Il en résulte que la profession ne constitue pas en soi
un facteur incitatif à l'orientation thérapeutique. Elle ne l'est
que lorsqu'elle interagit avec le revenu tout comme la capacité
àmobiliser le prix de l'acte médical. Un enquêté
déclare : « il n'ya pas de crédits au dispensaire. Quel
que soit le prix tu vas payer (entretien avec H.T, le 11/04/2012,
Diarrabakôkô)». L'accès aux soins modernes
s'opère donc à travers la capacité de chaque individu
à mobiliser de l'argent à la survenue d'une maladie. C'est pour
cette raison que Benoit (1991) affirme : « (...) les rapports entre la
santé et l'argent (rythme de dépenses, circonstances, montants)

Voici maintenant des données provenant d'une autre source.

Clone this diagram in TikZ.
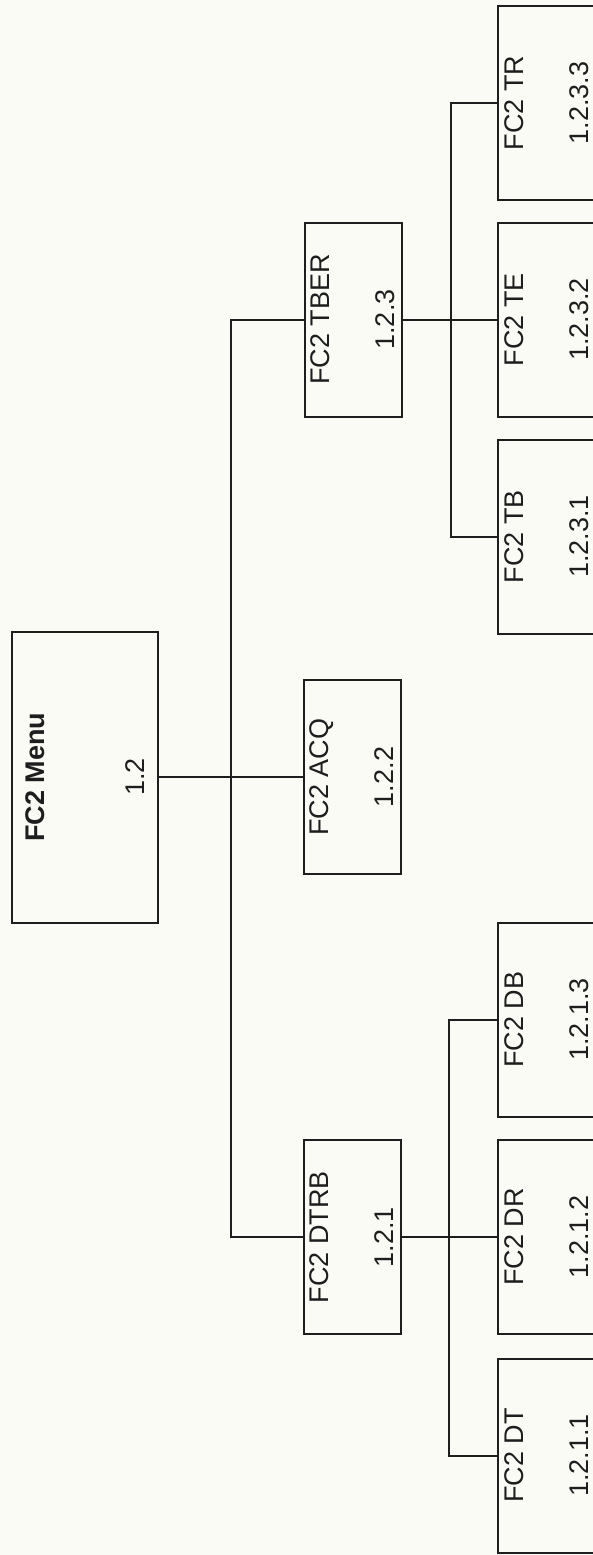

sont bien différents selon le choix du mode de soin (moderne contre
traditionnelle) de la part de la population » (in Ridde 2007 : 32).
Lorsqu'on analyse les recours thérapeutiques des
enquêtés en fonction de leurs revenus, on s'aperçoit d'une
diminution de la probabilité à recourir à la
médecine moderne en cas de paludisme au fur et à mesure que les
revenus augmentent. Par contre, on constate une probabilité
élevée à choisir la médecine traditionnelle chez
les enquêtés ayant un revenu annuel qui est compris entre
[600000-650000[francs CFA. Ce qui relève de la logique d'anticipation
des coûts de traitement. C'est ce que révèlent certains
enquêtés:
Bon! S'agissant du coût du traitement du paludisme,
je trouve que c'est abordable pour la population (entretien avec M, le
14/04/2012, Diarrabakôkô)
Si le sumaya est à son début, le docteur va
te dire de payer les comprimés et souvent ça ne dépasse
pas 1000 FCFA [...]. Mais si tu laisses quand la maladie s'aggrave, ça
devient cher parce qu'on va te mettre l'eau (perfusion) ou on va l'envoyer
à Banfora, au grand hôpital (entretien avec K.D.P, le
15/04/2012, Diarrabakôkô).
Cette même considération est retrouvée
également en cas de fièvre jaune. En effet, on remarque un
recours partagé et dispersé des enquêtés avec une
probabilité élevée à choisir la médecine
moderne lorsque les revenus diminuent, soit les revenus annuels compris entre
[50000 - 100000[. Cette propension à s'orienter vers la médecine
traditionnelle diminue quand les revenus augmentent, les revenus compris entre
[700000 - 750000[.
Dans cette perspective, il convient de mentionner que le lien
entre le revenu et le choix thérapeutique n'est pas
systématiquement perceptible dans la mesure où avec la
routinisation de l'expérience du paludisme et de la fièvre jaune
les patients (économiquement indigents ou nantis) et leurs proches
opèrent des choix stratégiques en fonction des
opportunités de soins et des ressources (financières,
symboliques, humaines) mobilisables pour leur traitement.